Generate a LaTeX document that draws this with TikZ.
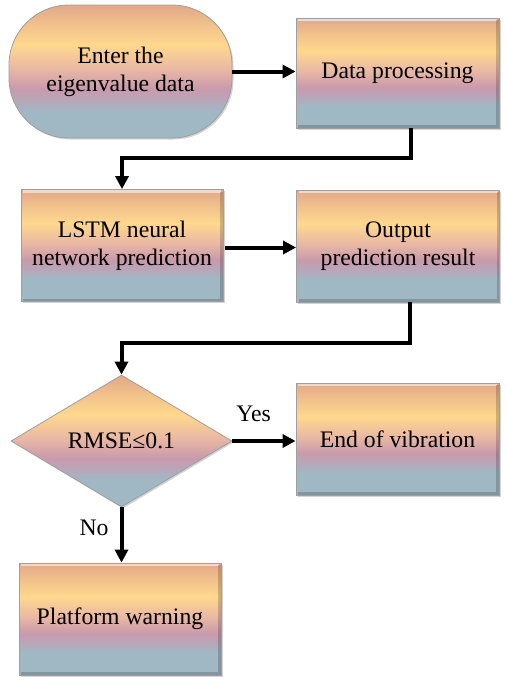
\documentclass[tikz,border=0pt]{standalone}
\usepackage{fontspec}
\setmainfont{Liberation Serif}
\newfontfamily\tnr{Liberation Serif}
\usetikzlibrary{shapes.geometric,arrows.meta,shadows,calc}
\definecolor{cbot}{HTML}{A0B8C4}
\definecolor{cmid1}{HTML}{B6A8BA}
\definecolor{cmauve}{HTML}{C89AAC}
\definecolor{cpeach}{HTML}{EAB8A4}
\definecolor{cyel}{HTML}{FFD88E}
\definecolor{ctop}{HTML}{E2A888}
\pgfdeclareverticalshading{boxshade}{100bp}{color(0bp)=(cbot); color(25bp)=(cbot); color(35bp)=(cbot); color(39bp)=(cmid1); color(43.5bp)=(cmauve); color(51bp)=(cpeach); color(60bp)=(cyel); color(68bp)=(cyel!50!ctop); color(75bp)=(ctop); color(100bp)=(ctop)}
\tikzset{
  box/.style={rectangle, shading=boxshade, draw=gray!75, line width=0.8pt,
    drop shadow={shadow xshift=1.5pt, shadow yshift=-1.5pt, opacity=0.35},
    align=center, inner sep=0pt, font=\tnr\fontsize{23.7}{28}\selectfont},
  bevel/.style={path picture={
    \draw[white, opacity=0.55, line width=3pt]
      ([xshift=2pt,yshift=-1.5pt]path picture bounding box.north west) --
      ([xshift=-2pt,yshift=-1.5pt]path picture bounding box.north east);
    \draw[black, opacity=0.18, line width=3pt]
      ([xshift=-1.5pt,yshift=-2pt]path picture bounding box.north east) --
      ([xshift=-1.5pt,yshift=1.5pt]path picture bounding box.south east) --
      ([xshift=2pt,yshift=1.5pt]path picture bounding box.south west);
  }},
  arr/.style={line width=4pt, -{Triangle[length=13pt,width=13pt]}},
  lbl/.style={font=\tnr\fontsize{23.7}{28}\selectfont, inner sep=0pt}
}
\begin{document}
\begin{tikzpicture}[x=1pt,y=-1pt]
\useasboundingbox (0,0) rectangle (506,681);
\node[box, rounded corners=60pt, minimum width=223pt, minimum height=133pt] (start) at (120.5,71.5) {Enter the\\eigenvalue data};
\node[box, bevel, minimum width=203pt, minimum height=110pt] (dp) at (397.5,73) {Data processing};
\node[box, bevel, minimum width=202pt, minimum height=112pt] (lstm) at (122,245.5) {LSTM neural\\network prediction};
\node[box, bevel, minimum width=203pt, minimum height=112pt] (out) at (398,246) {Output\\prediction result};
\node[box, shape=diamond, aspect=1.67, minimum width=221pt, minimum height=132pt] (dec) at (121.5,441) {RMSE≤0.1};
\node[box, bevel, minimum width=203pt, minimum height=112pt] (end) at (397.5,439) {End of vibration};
\node[box, bevel, minimum width=202pt, minimum height=112pt] (warn) at (120,619) {Platform warning};

\draw[arr] (start.east) -- (start.east -| dp.west);
\coordinate (dpb) at ($(dp.south)+(13,0)$);
\draw[arr] (dpb) -- ++(0,30) -| (lstm.north);
\draw[arr] ($(lstm.east)+(2,2)$) -- ($(lstm.east -| out.west)+(0,2)$);
\coordinate (outb) at ($(out.south)+(12,0)$);
\draw[arr] (outb) -- ++(0,41) -| (dec.north);
\draw[arr] (dec.east) -- (dec.east -| end.west);
\node[lbl] (yes) at (253.5,414) {Yes};
\draw[arr] (dec.south) -- (dec.south |- warn.north);
\node[lbl] (no) at (94,528) {No};
\end{tikzpicture}
\end{document}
---
> [THE TASK]: Transcribe all the data word for word; the images stay out.

> [COMPLETE RESPONSE]:
Generate a LaTeX document that draws this with TikZ.
\documentclass[tikz,border=0pt]{standalone}
\usepackage{fontspec}
\setmainfont{Liberation Serif}
\newfontfamily\tnr{Liberation Serif}
\usetikzlibrary{shapes.geometric,arrows.meta,shadows,calc}
\definecolor{cbot}{HTML}{A0B8C4}
\definecolor{cmid1}{HTML}{B6A8BA}
\definecolor{cmauve}{HTML}{C89AAC}
\definecolor{cpeach}{HTML}{EAB8A4}
\definecolor{cyel}{HTML}{FFD88E}
\definecolor{ctop}{HTML}{E2A888}
\pgfdeclareverticalshading{boxshade}{100bp}{color(0bp)=(cbot); color(25bp)=(cbot); color(35bp)=(cbot); color(39bp)=(cmid1); color(43.5bp)=(cmauve); color(51bp)=(cpeach); color(60bp)=(cyel); color(68bp)=(cyel!50!ctop); color(75bp)=(ctop); color(100bp)=(ctop)}
\tikzset{
  box/.style={rectangle, shading=boxshade, draw=gray!75, line width=0.8pt,
    drop shadow={shadow xshift=1.5pt, shadow yshift=-1.5pt, opacity=0.35},
    align=center, inner sep=0pt, font=\tnr\fontsize{23.7}{28}\selectfont},
  bevel/.style={path picture={
    \draw[white, opacity=0.55, line width=3pt]
      ([xshift=2pt,yshift=-1.5pt]path picture bounding box.north west) --
      ([xshift=-2pt,yshift=-1.5pt]path picture bounding box.north east);
    \draw[black, opacity=0.18, line width=3pt]
      ([xshift=-1.5pt,yshift=-2pt]path picture bounding box.north east) --
      ([xshift=-1.5pt,yshift=1.5pt]path picture bounding box.south east) --
      ([xshift=2pt,yshift=1.5pt]path picture bounding box.south west);
  }},
  arr/.style={line width=4pt, -{Triangle[length=13pt,width=13pt]}},
  lbl/.style={font=\tnr\fontsize{23.7}{28}\selectfont, inner sep=0pt}
}
\begin{document}
\begin{tikzpicture}[x=1pt,y=-1pt]
\useasboundingbox (0,0) rectangle (506,681);
\node[box, rounded corners=60pt, minimum width=223pt, minimum height=133pt] (start) at (120.5,71.5) {Enter the\\eigenvalue data};
\node[box, bevel, minimum width=203pt, minimum height=110pt] (dp) at (397.5,73) {Data processing};
\node[box, bevel, minimum width=202pt, minimum height=112pt] (lstm) at (122,245.5) {LSTM neural\\network prediction};
\node[box, bevel, minimum width=203pt, minimum height=112pt] (out) at (398,246) {Output\\prediction result};
\node[box, shape=diamond, aspect=1.67, minimum width=221pt, minimum height=132pt] (dec) at (121.5,441) {RMSE≤0.1};
\node[box, bevel, minimum width=203pt, minimum height=112pt] (end) at (397.5,439) {End of vibration};
\node[box, bevel, minimum width=202pt, minimum height=112pt] (warn) at (120,619) {Platform warning};

\draw[arr] (start.east) -- (start.east -| dp.west);
\coordinate (dpb) at ($(dp.south)+(13,0)$);
\draw[arr] (dpb) -- ++(0,30) -| (lstm.north);
\draw[arr] ($(lstm.east)+(2,2)$) -- ($(lstm.east -| out.west)+(0,2)$);
\coordinate (outb) at ($(out.south)+(12,0)$);
\draw[arr] (outb) -- ++(0,41) -| (dec.north);
\draw[arr] (dec.east) -- (dec.east -| end.west);
\node[lbl] (yes) at (253.5,414) {Yes};
\draw[arr] (dec.south) -- (dec.south |- warn.north);
\node[lbl] (no) at (94,528) {No};
\end{tikzpicture}
\end{document}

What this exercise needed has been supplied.